Ham Radio Prep’s power-line and tower safety lesson emphasizes planning ahead and keeping antennas clear of overhead electrical wires. The ARRL similarly encourages operators to plan work carefully, learn what can go wrong, and make safety part of every amateur radio activity.
This is not about making portable operation intimidating. It is about preserving what makes POTA enjoyable: getting outside, experimenting with radio, and returning home safely.
Share This POTA Safety Message With Your Club
The video was intentionally kept short enough to show at an amateur radio club meeting. Play it before the next group activation, Field Day, antenna workshop, or new-member session. Then ask one practical question: What will our group do every time before a mast goes up?
A two-minute conversation can create a shared habit.
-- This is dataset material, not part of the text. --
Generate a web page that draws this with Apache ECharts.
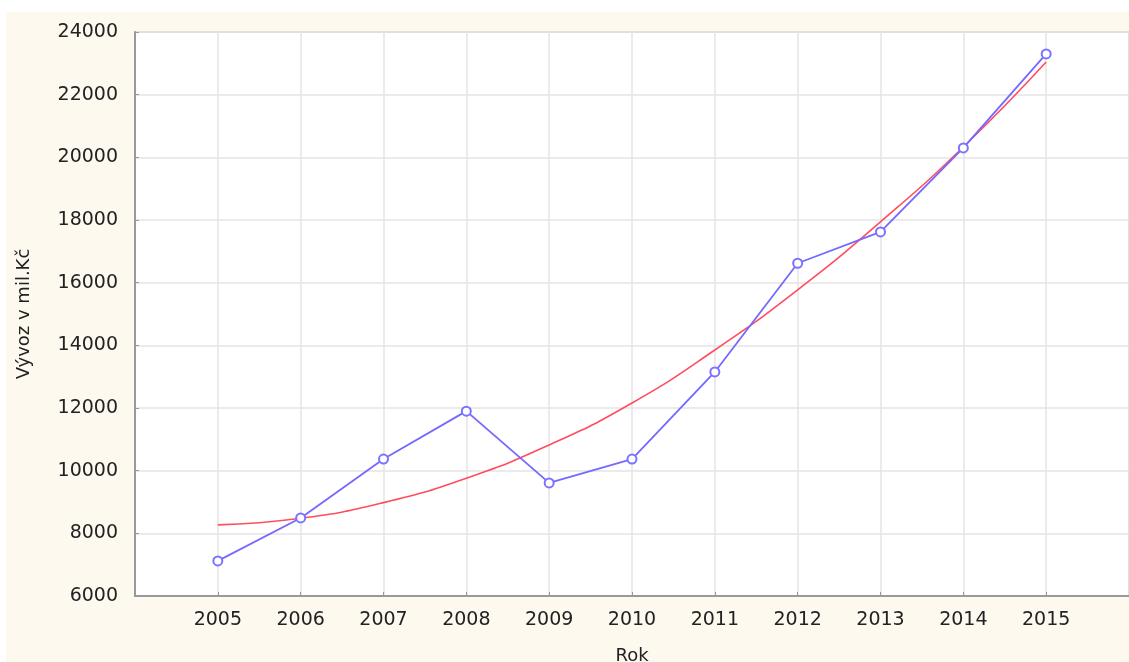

A shared habit can prevent the next close call.
Before your next activation, remember the message from one ham who was given another chance: look up, slow down, and make safety the first contact of the day.
Frequently Asked Questions About POTA Safety
OSHA uses 10 feet as a minimum clearance in common lower-voltage contexts, with greater distances required at higher voltages. When voltage is unknown, OSHA training material recommends staying 20 feet away. For portable antennas, also account for the mast’s full fall radius so no component could enter the clearance zone.
Do not treat any portable mast as safe around power lines. Contamination, moisture, carbon fiber, attached wires, coax, and other components can conduct or help create a path for current. Electricity can also arc without direct contact.
Yes. Fatigue, darkness, wind, and rushing can increase risk during teardown. Recheck the surroundings, use a controlled lowering direction, and keep the same clearances used when raising the antenna.
Do not touch the antenna, mast, coax, vehicle, or nearby equipment. Keep everyone away and call emergency services and the electric utility. Assume the line and everything connected to it remain energized until the utility confirms otherwise.
Stop and look up before raising, lowering, or launching anything. Then confirm the complete antenna system cannot reach a power line—even if the mast falls.